start Data segment

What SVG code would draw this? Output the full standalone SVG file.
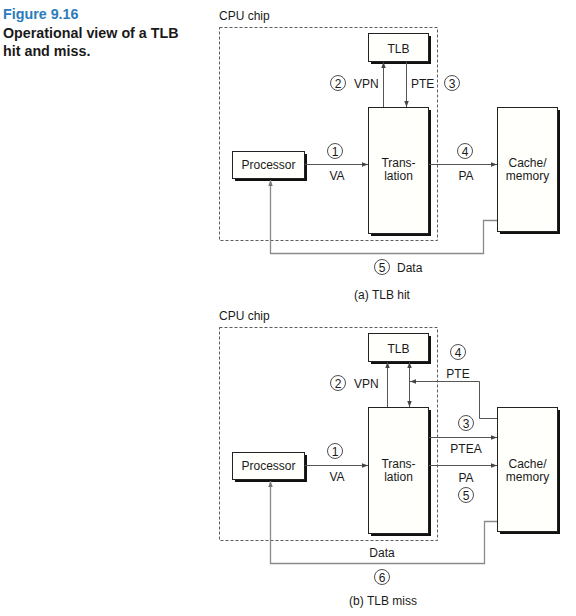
<svg xmlns="http://www.w3.org/2000/svg" width="576" height="616" viewBox="0 0 576 616">
<defs>
<style>
text{font-family:"Liberation Sans",Arial,sans-serif;font-size:12px;fill:#1a1a1a}
.t{font-weight:bold;font-size:14.3px;fill:#1a1a1a}
.fig{fill:#2b7bbb}
.m{text-anchor:middle}
.n{font-size:12px;text-anchor:middle}
.box{fill:#fffffb;stroke:#222;stroke-width:1}
.sh{fill:#111}
.chip{fill:none;stroke:#333;stroke-width:0.8;stroke-dasharray:3 2}
.ln{fill:none;stroke:#555;stroke-width:1}
.data{fill:none;stroke:#8a8a8a;stroke-width:1.3}
.c{fill:#fff;stroke:#222;stroke-width:0.8}
</style>
<marker id="ah" viewBox="0 0 8 6" refX="8" refY="3" markerWidth="6" markerHeight="4.5" orient="auto-start-reverse" markerUnits="userSpaceOnUse">
<path d="M0,0L8,3L0,6z" fill="#444"/>
</marker>
<marker id="ahg" viewBox="0 0 8 6" refX="8" refY="3" markerWidth="6" markerHeight="4.5" orient="auto" markerUnits="userSpaceOnUse">
<path d="M0,0L8,3L0,6z" fill="#777"/>
</marker>
</defs>
<rect width="576" height="616" fill="#fff"/>
<g id="caption">
<text class="t fig" x="3" y="19">Figure 9.16</text>
<text class="t" x="3" y="38">Operational view of a TLB</text>
<text class="t" x="3" y="56">hit and miss.</text>
</g>

<!-- (a) TLB hit -->
<g id="a-chip">
<text x="219" y="20">CPU chip</text>
<rect class="chip" x="219.5" y="27.5" width="218" height="213"/>
</g>
<g id="a-tlb">
<rect class="sh" x="371" y="36" width="60" height="28"/>
<rect class="box" x="368.5" y="33.5" width="60" height="28"/>
<text class="m" x="398.5" y="53">TLB</text>
</g>
<g id="a-translation">
<rect class="sh" x="371" y="110" width="60" height="126"/>
<rect class="box" x="368.5" y="107.5" width="60" height="126"/>
<text class="m" x="398.5" y="167">Trans-</text>
<text class="m" x="398.5" y="180">lation</text>
</g>
<g id="a-processor">
<rect class="sh" x="235" y="154" width="72" height="27"/>
<rect class="box" x="232.5" y="151.5" width="72" height="27"/>
<text class="m" x="268.5" y="169">Processor</text>
</g>
<g id="a-cache">
<rect class="sh" x="500" y="110" width="60" height="124"/>
<rect class="box" x="497.5" y="107.5" width="60" height="124"/>
<text class="m" x="527.5" y="167">Cache/</text>
<text class="m" x="527.5" y="180">memory</text>
</g>
<g id="a-connectors">
<line class="ln" x1="383.5" y1="107" x2="383.5" y2="62" marker-end="url(#ah)"/>
<line class="ln" x1="406.5" y1="62" x2="406.5" y2="107" marker-end="url(#ah)"/>
<line class="ln" x1="305" y1="164.5" x2="368" y2="164.5" marker-end="url(#ah)"/>
<line class="ln" x1="429" y1="164.5" x2="497" y2="164.5" marker-end="url(#ah)"/>
<polyline class="data" points="497,220.5 483.5,220.5 483.5,253.5 270.5,253.5 270.5,180" marker-end="url(#ahg)"/>
</g>
<g id="a-labels">
<circle class="c" cx="338" cy="83" r="7.5"/><text class="n" x="338" y="87.5">2</text>
<text x="354" y="88">VPN</text>
<text x="411" y="88">PTE</text>
<circle class="c" cx="452" cy="83" r="7.5"/><text class="n" x="452" y="87.5">3</text>
<circle class="c" cx="335" cy="151" r="7.5"/><text class="n" x="335" y="155.5">1</text>
<text class="m" x="337" y="180">VA</text>
<circle class="c" cx="465" cy="151" r="7.5"/><text class="n" x="465" y="155.5">4</text>
<text class="m" x="466" y="180">PA</text>
<circle class="c" cx="382" cy="267" r="7.5"/><text class="n" x="382" y="271.5">5</text>
<text x="397" y="272">Data</text>
<text class="m" x="382" y="299">(a) TLB hit</text>
</g>

<!-- (b) TLB miss -->
<g id="b-chip">
<text x="219" y="320">CPU chip</text>
<rect class="chip" x="219.5" y="327.5" width="218" height="213"/>
</g>
<g id="b-tlb">
<rect class="sh" x="371" y="336" width="60" height="28"/>
<rect class="box" x="368.5" y="333.5" width="60" height="28"/>
<text class="m" x="398.5" y="353">TLB</text>
</g>
<g id="b-translation">
<rect class="sh" x="371" y="410" width="60" height="126"/>
<rect class="box" x="368.5" y="407.5" width="60" height="126"/>
<text class="m" x="398.5" y="468">Trans-</text>
<text class="m" x="398.5" y="481">lation</text>
</g>
<g id="b-processor">
<rect class="sh" x="235" y="455" width="72" height="27"/>
<rect class="box" x="232.5" y="452.5" width="72" height="27"/>
<text class="m" x="268.5" y="470">Processor</text>
</g>
<g id="b-cache">
<rect class="sh" x="500" y="410" width="60" height="124"/>
<rect class="box" x="497.5" y="407.5" width="60" height="124"/>
<text class="m" x="527.5" y="468">Cache/</text>
<text class="m" x="527.5" y="481">memory</text>
</g>
<g id="b-connectors">
<line class="ln" x1="387.5" y1="407" x2="387.5" y2="362" marker-end="url(#ah)"/>
<line class="ln" x1="409.5" y1="362" x2="409.5" y2="407" marker-start="url(#ah)" marker-end="url(#ah)"/>
<polyline class="ln" points="497,418.5 479.5,418.5 479.5,381.5 410,381.5" marker-end="url(#ah)"/>
<line class="ln" x1="429" y1="437.5" x2="497" y2="437.5" marker-end="url(#ah)"/>
<line class="ln" x1="305" y1="465.5" x2="368" y2="465.5" marker-end="url(#ah)"/>
<line class="ln" x1="429" y1="465.5" x2="497" y2="465.5" marker-end="url(#ah)"/>
<polyline class="data" points="497,521.5 484.5,521.5 484.5,563.5 270.5,563.5 270.5,481" marker-end="url(#ahg)"/>
</g>
<g id="b-labels">
<circle class="c" cx="338" cy="383" r="7.5"/><text class="n" x="338" y="387.5">2</text>
<text x="354" y="388">VPN</text>
<circle class="c" cx="458" cy="352" r="7.5"/><text class="n" x="458" y="356.5">4</text>
<text class="m" x="458" y="378">PTE</text>
<circle class="c" cx="466" cy="423" r="7.5"/><text class="n" x="466" y="427.5">3</text>
<text class="m" x="466" y="453">PTEA</text>
<circle class="c" cx="335" cy="451" r="7.5"/><text class="n" x="335" y="455.5">1</text>
<text class="m" x="337" y="481">VA</text>
<text class="m" x="466" y="482">PA</text>
<circle class="c" cx="466" cy="495" r="7.5"/><text class="n" x="466" y="499.5">5</text>
<text class="m" x="382" y="557">Data</text>
<circle class="c" cx="382" cy="577" r="7.5"/><text class="n" x="382" y="581.5">6</text>
<text class="m" x="383" y="605">(b) TLB miss</text>
</g>
</svg>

end Data segment

Do not include the images; transcribe the rest of the listing exactly.

What SVG code would draw this? Output the full standalone SVG file.
<svg xmlns="http://www.w3.org/2000/svg" width="576" height="616" viewBox="0 0 576 616">
<defs>
<style>
text{font-family:"Liberation Sans",Arial,sans-serif;font-size:12px;fill:#1a1a1a}
.t{font-weight:bold;font-size:14.3px;fill:#1a1a1a}
.fig{fill:#2b7bbb}
.m{text-anchor:middle}
.n{font-size:12px;text-anchor:middle}
.box{fill:#fffffb;stroke:#222;stroke-width:1}
.sh{fill:#111}
.chip{fill:none;stroke:#333;stroke-width:0.8;stroke-dasharray:3 2}
.ln{fill:none;stroke:#555;stroke-width:1}
.data{fill:none;stroke:#8a8a8a;stroke-width:1.3}
.c{fill:#fff;stroke:#222;stroke-width:0.8}
</style>
<marker id="ah" viewBox="0 0 8 6" refX="8" refY="3" markerWidth="6" markerHeight="4.5" orient="auto-start-reverse" markerUnits="userSpaceOnUse">
<path d="M0,0L8,3L0,6z" fill="#444"/>
</marker>
<marker id="ahg" viewBox="0 0 8 6" refX="8" refY="3" markerWidth="6" markerHeight="4.5" orient="auto" markerUnits="userSpaceOnUse">
<path d="M0,0L8,3L0,6z" fill="#777"/>
</marker>
</defs>
<rect width="576" height="616" fill="#fff"/>
<g id="caption">
<text class="t fig" x="3" y="19">Figure 9.16</text>
<text class="t" x="3" y="38">Operational view of a TLB</text>
<text class="t" x="3" y="56">hit and miss.</text>
</g>

<!-- (a) TLB hit -->
<g id="a-chip">
<text x="219" y="20">CPU chip</text>
<rect class="chip" x="219.5" y="27.5" width="218" height="213"/>
</g>
<g id="a-tlb">
<rect class="sh" x="371" y="36" width="60" height="28"/>
<rect class="box" x="368.5" y="33.5" width="60" height="28"/>
<text class="m" x="398.5" y="53">TLB</text>
</g>
<g id="a-translation">
<rect class="sh" x="371" y="110" width="60" height="126"/>
<rect class="box" x="368.5" y="107.5" width="60" height="126"/>
<text class="m" x="398.5" y="167">Trans-</text>
<text class="m" x="398.5" y="180">lation</text>
</g>
<g id="a-processor">
<rect class="sh" x="235" y="154" width="72" height="27"/>
<rect class="box" x="232.5" y="151.5" width="72" height="27"/>
<text class="m" x="268.5" y="169">Processor</text>
</g>
<g id="a-cache">
<rect class="sh" x="500" y="110" width="60" height="124"/>
<rect class="box" x="497.5" y="107.5" width="60" height="124"/>
<text class="m" x="527.5" y="167">Cache/</text>
<text class="m" x="527.5" y="180">memory</text>
</g>
<g id="a-connectors">
<line class="ln" x1="383.5" y1="107" x2="383.5" y2="62" marker-end="url(#ah)"/>
<line class="ln" x1="406.5" y1="62" x2="406.5" y2="107" marker-end="url(#ah)"/>
<line class="ln" x1="305" y1="164.5" x2="368" y2="164.5" marker-end="url(#ah)"/>
<line class="ln" x1="429" y1="164.5" x2="497" y2="164.5" marker-end="url(#ah)"/>
<polyline class="data" points="497,220.5 483.5,220.5 483.5,253.5 270.5,253.5 270.5,180" marker-end="url(#ahg)"/>
</g>
<g id="a-labels">
<circle class="c" cx="338" cy="83" r="7.5"/><text class="n" x="338" y="87.5">2</text>
<text x="354" y="88">VPN</text>
<text x="411" y="88">PTE</text>
<circle class="c" cx="452" cy="83" r="7.5"/><text class="n" x="452" y="87.5">3</text>
<circle class="c" cx="335" cy="151" r="7.5"/><text class="n" x="335" y="155.5">1</text>
<text class="m" x="337" y="180">VA</text>
<circle class="c" cx="465" cy="151" r="7.5"/><text class="n" x="465" y="155.5">4</text>
<text class="m" x="466" y="180">PA</text>
<circle class="c" cx="382" cy="267" r="7.5"/><text class="n" x="382" y="271.5">5</text>
<text x="397" y="272">Data</text>
<text class="m" x="382" y="299">(a) TLB hit</text>
</g>

<!-- (b) TLB miss -->
<g id="b-chip">
<text x="219" y="320">CPU chip</text>
<rect class="chip" x="219.5" y="327.5" width="218" height="213"/>
</g>
<g id="b-tlb">
<rect class="sh" x="371" y="336" width="60" height="28"/>
<rect class="box" x="368.5" y="333.5" width="60" height="28"/>
<text class="m" x="398.5" y="353">TLB</text>
</g>
<g id="b-translation">
<rect class="sh" x="371" y="410" width="60" height="126"/>
<rect class="box" x="368.5" y="407.5" width="60" height="126"/>
<text class="m" x="398.5" y="468">Trans-</text>
<text class="m" x="398.5" y="481">lation</text>
</g>
<g id="b-processor">
<rect class="sh" x="235" y="455" width="72" height="27"/>
<rect class="box" x="232.5" y="452.5" width="72" height="27"/>
<text class="m" x="268.5" y="470">Processor</text>
</g>
<g id="b-cache">
<rect class="sh" x="500" y="410" width="60" height="124"/>
<rect class="box" x="497.5" y="407.5" width="60" height="124"/>
<text class="m" x="527.5" y="468">Cache/</text>
<text class="m" x="527.5" y="481">memory</text>
</g>
<g id="b-connectors">
<line class="ln" x1="387.5" y1="407" x2="387.5" y2="362" marker-end="url(#ah)"/>
<line class="ln" x1="409.5" y1="362" x2="409.5" y2="407" marker-start="url(#ah)" marker-end="url(#ah)"/>
<polyline class="ln" points="497,418.5 479.5,418.5 479.5,381.5 410,381.5" marker-end="url(#ah)"/>
<line class="ln" x1="429" y1="437.5" x2="497" y2="437.5" marker-end="url(#ah)"/>
<line class="ln" x1="305" y1="465.5" x2="368" y2="465.5" marker-end="url(#ah)"/>
<line class="ln" x1="429" y1="465.5" x2="497" y2="465.5" marker-end="url(#ah)"/>
<polyline class="data" points="497,521.5 484.5,521.5 484.5,563.5 270.5,563.5 270.5,481" marker-end="url(#ahg)"/>
</g>
<g id="b-labels">
<circle class="c" cx="338" cy="383" r="7.5"/><text class="n" x="338" y="387.5">2</text>
<text x="354" y="388">VPN</text>
<circle class="c" cx="458" cy="352" r="7.5"/><text class="n" x="458" y="356.5">4</text>
<text class="m" x="458" y="378">PTE</text>
<circle class="c" cx="466" cy="423" r="7.5"/><text class="n" x="466" y="427.5">3</text>
<text class="m" x="466" y="453">PTEA</text>
<circle class="c" cx="335" cy="451" r="7.5"/><text class="n" x="335" y="455.5">1</text>
<text class="m" x="337" y="481">VA</text>
<text class="m" x="466" y="482">PA</text>
<circle class="c" cx="466" cy="495" r="7.5"/><text class="n" x="466" y="499.5">5</text>
<text class="m" x="382" y="557">Data</text>
<circle class="c" cx="382" cy="577" r="7.5"/><text class="n" x="382" y="581.5">6</text>
<text class="m" x="383" y="605">(b) TLB miss</text>
</g>
</svg>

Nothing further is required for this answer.